Q: What’s the most significant risk you’ve taken professionally?
Erika: Without a doubt, starting my own business 22 years ago. At the time my kids were 6 and not quite 2, and I was the primary breadwinner in our family. I had what seemed to my friends and colleagues like a very good position, managing the instructional design group for a management training company in upstate New York – job security, a reasonable salary, and interesting work. In fact, one night on the phone when I told a long-distance friend I was planning on leaving my job (and moving half-way across the country) to start a consulting company with a partner, there was a long silence on the other end of the line, and then she burst out, “My god, Erika, are you sure? – What if it doesn’t work?”
The odd thing is, I was completely sure that it would work.

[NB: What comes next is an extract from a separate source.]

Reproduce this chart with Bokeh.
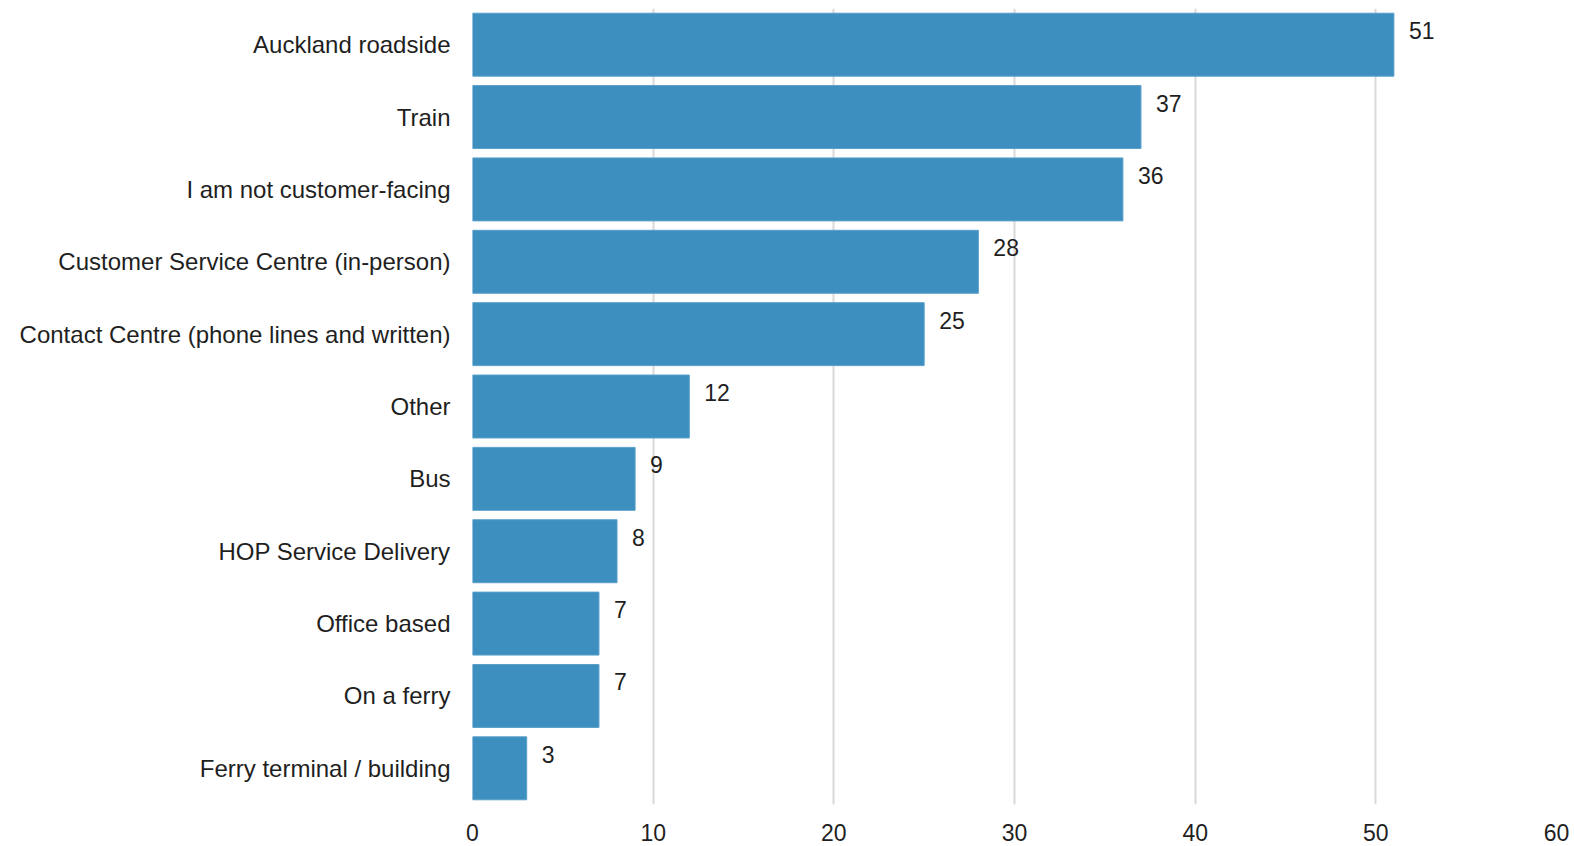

Looking back, I don’t know if that was hubris, or far-sightedness, or some combination of the two – but I could see so clearly how my new company, Proteus, would be able to support clients in a unique way, offering a kind of clarifying support that other consulting companies didn’t provide.
Fortunately for me and my family, it turned out to be true, and it’s been a great ride for the past couple of decades (and I hope into the next couple of decades, as well).
The main thing I’ve learned from this whole experience of being an entrepreneur is the importance, if you’re going to take a big risk, of having a clear vision grounded in reality, and then being passionate and courageous in moving toward it. A lot of people simply avoid taking professional risks, because it seems too…well, risky! And some people take big risks, but they do it in a high-risk way: metaphorically jumping off a cliff without a parachute.
I believe there’s a middle path: you need to start with a clear and accurate sense of what you have going for you and against you, and to then create a really clear idea of what success would look like. Then you can mentally build a path to get there (staying as objective as possible about whether you really have what it takes to do what you’re envisioning).
Once you’ve done that, you have to be kind of relentless: to be consistent and resilient in moving toward your dream. Every day you need to make decisions, take responsibility for your mistakes, and keep going. That’s what I mean by passionate and courageous.
And I have to add that this biggest risk has had the biggest payoff – I have absolutely loved having and growing this business; it’s provided challenges and rewards on so many levels. I’ve come to believe that stepping outside of comfortable is one of key paths to having a life you love.